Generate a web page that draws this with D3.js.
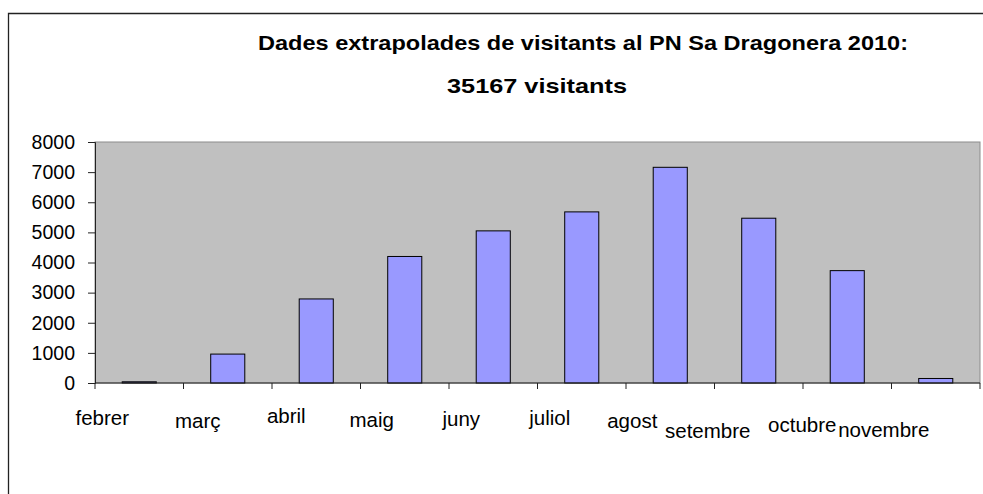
<!DOCTYPE html>
<html>
<head>
<meta charset="utf-8">
<script src="https://cdn.jsdelivr.net/npm/d3@7/dist/d3.min.js"></script>
<style>
  html, body { margin: 0; padding: 0; background: #fff; }
  svg { display: block; font-family: "Liberation Sans", Arial, sans-serif; }
</style>
</head>
<body>
<svg id="chart" width="983" height="494"></svg>
<script>
// ---- data ----
const titleLines = ["Dades extrapolades de visitants al PN Sa Dragonera 2010:", "35167 visitants"];
const months = ["febrer", "març", "abril", "maig", "juny", "juliol", "agost", "setembre", "octubre", "novembre"];
const visitors = [40, 960, 2790, 4200, 5050, 5680, 7160, 5470, 3730, 150];
const yTicks = [0, 1000, 2000, 3000, 4000, 5000, 6000, 7000, 8000];

// ---- layout ----
const W = 983, H = 494;
const plot = { left: 95, right: 980, top: 142, bottom: 383 };
// staggered label placement (offset from band centre, baseline below axis)
const labelDx = [-37, -30, -30, -33, -32, -32, -38, -51, -45, -52];
const labelBase = [42, 45, 40, 44, 43, 42, 45, 55, 49, 54];

const svg = d3.select("#chart");

// outer chart border (left + top visible)
svg.append("path")
  .attr("d", `M8.5,${H + 2} V13.5 H${W + 2}`)
  .attr("fill", "none").attr("stroke", "#222").attr("stroke-width", 1.3);

const x = d3.scaleBand().domain(months).range([plot.left, plot.right]).padding(0);
const y = d3.scaleLinear().domain([0, 8000]).range([plot.bottom, plot.top]);

// plot area
svg.append("rect")
  .attr("x", plot.left).attr("y", plot.top)
  .attr("width", plot.right - plot.left).attr("height", plot.bottom - plot.top)
  .attr("fill", "#c0c0c0").attr("stroke", "#8c8c8c").attr("stroke-width", 1);

// bars
const barFrac = 0.385;
svg.append("g").selectAll("rect").data(months).join("rect")
  .attr("x", (d) => x(d) + x.bandwidth() * (1 - barFrac) / 2)
  .attr("width", x.bandwidth() * barFrac)
  .attr("y", (d, i) => y(visitors[i]))
  .attr("height", (d, i) => y(0) - y(visitors[i]))
  .attr("fill", "#9999ff").attr("stroke", "#000").attr("stroke-width", 1);

// y axis
const yAxis = svg.append("g")
  .attr("transform", `translate(${plot.left},0)`)
  .call(d3.axisLeft(y).tickValues(yTicks).tickSize(7).tickPadding(13).tickFormat(d3.format("d")));
yAxis.select(".domain").attr("stroke", "#222");
yAxis.selectAll(".tick line").attr("stroke", "#222");
yAxis.selectAll("text").attr("font-size", "19.5px").attr("fill", "#000")
  .attr("font-family", "'Liberation Sans', Arial, sans-serif");

// x axis line with boundary ticks
const boundaries = months.map((m) => x(m)).concat([plot.right]);
svg.append("line")
  .attr("x1", plot.left).attr("x2", plot.right)
  .attr("y1", y(0)).attr("y2", y(0))
  .attr("stroke", "#222").attr("stroke-width", 1);
svg.append("g").selectAll("line").data(boundaries).join("line")
  .attr("x1", (d) => d).attr("x2", (d) => d)
  .attr("y1", y(0)).attr("y2", y(0) + 6)
  .attr("stroke", "#222");

// x labels
svg.append("g").selectAll("text").data(months).join("text")
  .attr("x", (d, i) => x(d) + x.bandwidth() / 2 + labelDx[i])
  .attr("y", (d, i) => y(0) + labelBase[i])
  .attr("text-anchor", "middle")
  .attr("font-size", "20.5px")
  .attr("fill", "#000")
  .text((d) => d);

// title
const titleX = [258, 447];
const titleY = [50, 93];
const titleLen = [650, 180];
svg.append("g").selectAll("text").data(titleLines).join("text")
  .attr("x", (d, i) => titleX[i]).attr("y", (d, i) => titleY[i])
  .attr("text-anchor", "start")
  .attr("font-size", "21px").attr("font-weight", "bold")
  .attr("textLength", (d, i) => titleLen[i])
  .attr("lengthAdjust", "spacingAndGlyphs")
  .attr("fill", "#000")
  .text((d) => d);
</script>
</body>
</html>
────────
_GIVEN PROBLEM_. Omitting all images, print the listing exactly.

_ANSWER TO THIS TASK_.
Generate a web page that draws this with D3.js.
<!DOCTYPE html>
<html>
<head>
<meta charset="utf-8">
<script src="https://cdn.jsdelivr.net/npm/d3@7/dist/d3.min.js"></script>
<style>
  html, body { margin: 0; padding: 0; background: #fff; }
  svg { display: block; font-family: "Liberation Sans", Arial, sans-serif; }
</style>
</head>
<body>
<svg id="chart" width="983" height="494"></svg>
<script>
// ---- data ----
const titleLines = ["Dades extrapolades de visitants al PN Sa Dragonera 2010:", "35167 visitants"];
const months = ["febrer", "març", "abril", "maig", "juny", "juliol", "agost", "setembre", "octubre", "novembre"];
const visitors = [40, 960, 2790, 4200, 5050, 5680, 7160, 5470, 3730, 150];
const yTicks = [0, 1000, 2000, 3000, 4000, 5000, 6000, 7000, 8000];

// ---- layout ----
const W = 983, H = 494;
const plot = { left: 95, right: 980, top: 142, bottom: 383 };
// staggered label placement (offset from band centre, baseline below axis)
const labelDx = [-37, -30, -30, -33, -32, -32, -38, -51, -45, -52];
const labelBase = [42, 45, 40, 44, 43, 42, 45, 55, 49, 54];

const svg = d3.select("#chart");

// outer chart border (left + top visible)
svg.append("path")
  .attr("d", `M8.5,${H + 2} V13.5 H${W + 2}`)
  .attr("fill", "none").attr("stroke", "#222").attr("stroke-width", 1.3);

const x = d3.scaleBand().domain(months).range([plot.left, plot.right]).padding(0);
const y = d3.scaleLinear().domain([0, 8000]).range([plot.bottom, plot.top]);

// plot area
svg.append("rect")
  .attr("x", plot.left).attr("y", plot.top)
  .attr("width", plot.right - plot.left).attr("height", plot.bottom - plot.top)
  .attr("fill", "#c0c0c0").attr("stroke", "#8c8c8c").attr("stroke-width", 1);

// bars
const barFrac = 0.385;
svg.append("g").selectAll("rect").data(months).join("rect")
  .attr("x", (d) => x(d) + x.bandwidth() * (1 - barFrac) / 2)
  .attr("width", x.bandwidth() * barFrac)
  .attr("y", (d, i) => y(visitors[i]))
  .attr("height", (d, i) => y(0) - y(visitors[i]))
  .attr("fill", "#9999ff").attr("stroke", "#000").attr("stroke-width", 1);

// y axis
const yAxis = svg.append("g")
  .attr("transform", `translate(${plot.left},0)`)
  .call(d3.axisLeft(y).tickValues(yTicks).tickSize(7).tickPadding(13).tickFormat(d3.format("d")));
yAxis.select(".domain").attr("stroke", "#222");
yAxis.selectAll(".tick line").attr("stroke", "#222");
yAxis.selectAll("text").attr("font-size", "19.5px").attr("fill", "#000")
  .attr("font-family", "'Liberation Sans', Arial, sans-serif");

// x axis line with boundary ticks
const boundaries = months.map((m) => x(m)).concat([plot.right]);
svg.append("line")
  .attr("x1", plot.left).attr("x2", plot.right)
  .attr("y1", y(0)).attr("y2", y(0))
  .attr("stroke", "#222").attr("stroke-width", 1);
svg.append("g").selectAll("line").data(boundaries).join("line")
  .attr("x1", (d) => d).attr("x2", (d) => d)
  .attr("y1", y(0)).attr("y2", y(0) + 6)
  .attr("stroke", "#222");

// x labels
svg.append("g").selectAll("text").data(months).join("text")
  .attr("x", (d, i) => x(d) + x.bandwidth() / 2 + labelDx[i])
  .attr("y", (d, i) => y(0) + labelBase[i])
  .attr("text-anchor", "middle")
  .attr("font-size", "20.5px")
  .attr("fill", "#000")
  .text((d) => d);

// title
const titleX = [258, 447];
const titleY = [50, 93];
const titleLen = [650, 180];
svg.append("g").selectAll("text").data(titleLines).join("text")
  .attr("x", (d, i) => titleX[i]).attr("y", (d, i) => titleY[i])
  .attr("text-anchor", "start")
  .attr("font-size", "21px").attr("font-weight", "bold")
  .attr("textLength", (d, i) => titleLen[i])
  .attr("lengthAdjust", "spacingAndGlyphs")
  .attr("fill", "#000")
  .text((d) => d);
</script>
</body>
</html>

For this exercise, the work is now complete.